Taraflar arasında birleştirilerek görülen davada;
Davacı, ıslah ettiği dava dilekçesinde, davalı Belediye adına tapuya tescil edilen 371 ada 405 parsel sayılı taşınmazın 4266.687 m2 lik kısmının kıyı kenar çizgisi içinde kaldığını, davalının bu bölümde muhtesat inşa ettiğini ileri sürüp bu kısmın tapusunun iptali ile elatmanın önlenmesi ve yıkım istemiştir.
Davalı davanın reddini savunmuştur.
Davanın kabulüne ilişkin olarak verilen karar Dairece, " öncelikle dolgu işleminin hangi tarihte gerçekleştirildiğinin belirlenmesi, yapılan işlemin 2644 sayılı yasanın 8. ve 9.madde hükümlerinin öngördüğü usul ve esaslara uygunluğunun saptanması, davalı idare yönünden kazanılmış hak olgusunun değerlendirilmesi, sonucuna göre karar verilmesi gerektiği gerekçesiyle bozulmuş, bozmaya uyularak yapılan yargılama sonucunda davanın kabulüne karar verilmiştir.
Karar, davacı ve davalı tarafından süresinde temyiz edilmiş olmakla; Tetkik Hakimi ......raporu okundu, düşüncesi alındı. Dosya incelendi, gereği görüşülüp, düşünüldü.
Dava, çekişme konusu taşınmazın kısmen kıyıda kaldığı, devletin hüküm ve tasarrufu altındaki yerlerin özel mülkiyete konu edilemeyeceği iddiasına dayalı tapu iptali, elatmanın önlenmesi ve yıkım isteklerine ilişkindir.
Mahkemece, davanın kabulüne karar verilmiştir.

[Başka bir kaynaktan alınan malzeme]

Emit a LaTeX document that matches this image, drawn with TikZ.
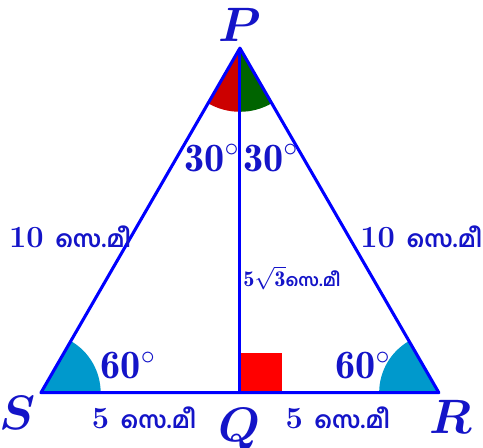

Dosya içeriği ve toplanan delillerden, çekişmeli 371 ada 405 parsel sayılı taşınmazın ifrazen geldiği 2,3, ve 5 sayılı ana kadastral parsellerin 28.11.1952 tarihinde kesinleşen kadastro sonucunda tapuya tescil edildiği görülmektedir.
Bilindiği üzere; 14 Mart 2009 tarihli Resmi Gazetede yayınlanarak yürürlüğe giren 5841 sayılı yasanın 2.maddesi ile 3402 sayılı Kadastro Yasasının 12.maddesinin 3.fıkrasına "Bu hüküm, iddia ve taşınmazın niteliğine yahut Devlet veya diğer kamu tüzel kişileri dahil, tarafların sıfatına bakılmaksızın uygulanır" cümlesi ve anılan yasanın 3.maddesi ile de aynı yasaya "Bu kanunun 12.maddesinin 3.fıkrası hükmü, Devletin hüküm ve tasarrufu altında olduğu iddiası ile yürürlük tarihinden önce açılmış ve henüz kesin hükme bağlanmamış olan davalarda dahi uygulanır." şeklindeki geçici 10.madde eklenmiştir.
Öte yandan, 3402 sayılı yasanın 12/3.maddesinde öngörülen süre hak düşürücü süre olup, kamu düzeni ile ilgilidir ve mahkemece davanın her aşamasında re"sen gözetilmesi gerekli olumsuz dava şartlarındandır.
Somut olayda, kadastro tespitinin kesinleştiği tarihten itibaren dava tarihine kadar 10 yıllık hak düşürücü sürenin geçtiği açıktır.
Öte yandan, bir tarafın dava açıldığı andaki mevzuata ve içtihat durumuna göre davasında haklı olmasına rağmen ,dava açıldıktan sonra yürürlüğe giren (geçmişe etkili) yeni bir yasa hükmü yada yeni bir İnançları Birleştirme Kararı gereğince davayı kaybetmesi halinde yargılama giderlerinden sorumlu tutulamayacağı aksine davalının sorumlu olması gerekeceği kuşkusuzdur.
Hal böyle olunca, yukarıda değinilen yasal düzenlemeler ve ilkeler gözetilmek suretiyle bir karar verilebilmesi için hüküm bozulmalıdır.
Tarafların temyiz itirazı açıklanan nedenden ötürü yerindedir.Kabulüyle hükmün HUMK."nun 428.maddesi gereğince BOZULMASINA, alınan peşin harcın temyiz edene geri verilmesine, 20.1.2010 tarihinde oybirliğiyle karar verildi.